In Brussels, the adoption rate of the mobility budget is 2.46%, significantly higher than in Flanders (0.58%). This presents a golden opportunity for the capital.


Take, for example, Emma from Walloon Brabant, who finds a job in Laken. With a mobility budget of 6,500 euros per year, she can either spend the money on alternative transport or, even better for the Brussels region, move closer to her workplace. The budget can be used for her rent or mortgage payments in Brussels, allowing her to cycle to work and simultenously invest in the city and her future.


This mobility budget can thus not only promote alternative transport methods but also make housing more affordable, providing the city with more income from personal taxes and limiting the outflow of professionals to other regions. It’s a clear win-win for Brussels' economy, traffic conditions, employees, and employers.

 

Despite the slow implementation of the mobility budget, there are several challenges. Companies must first offer company cars before introducing the budget, as required by the federal government—a task larger companies handle more efficiently. Additionally, awareness is lacking.
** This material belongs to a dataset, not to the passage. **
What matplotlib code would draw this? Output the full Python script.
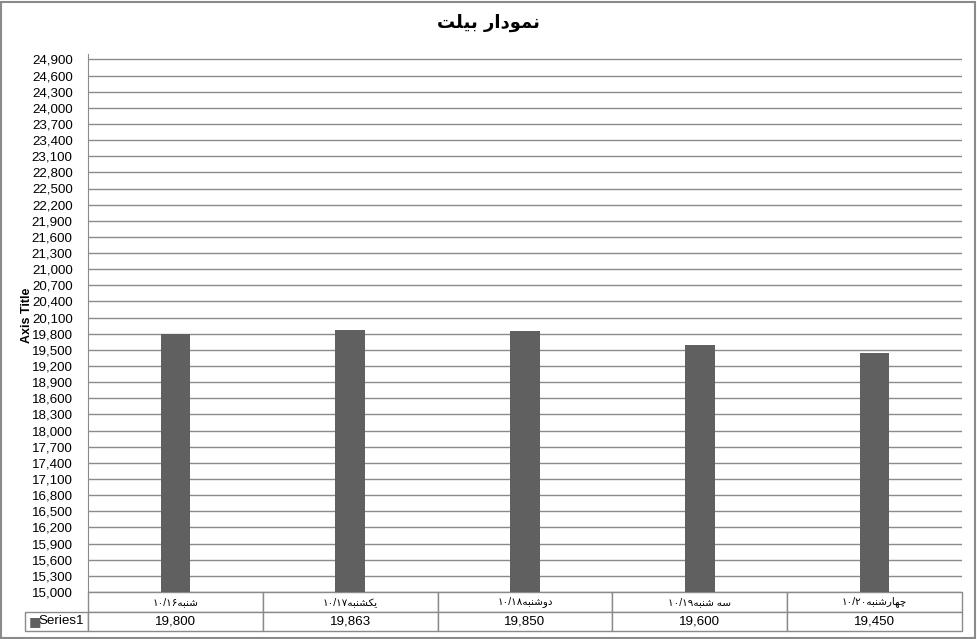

The administrative constraints imposed by the federal government are beyond the region's control. However, over the next five years, the region can focus on raising awareness about the mobility budget and propose a support mechanism for companies with a modest HR infrastructure.


The obstacles to a long-term mobility vision are not insurmountable. Brussels can, just as with security issues, benefit from better cooperation between governments and policymakers. Our capital, which welcomes hundreds of thousands of people daily and fills the coffers of other regions, deserves the chance to breathe. Only a bold mobility vision can heal the lungs and wallet of the city.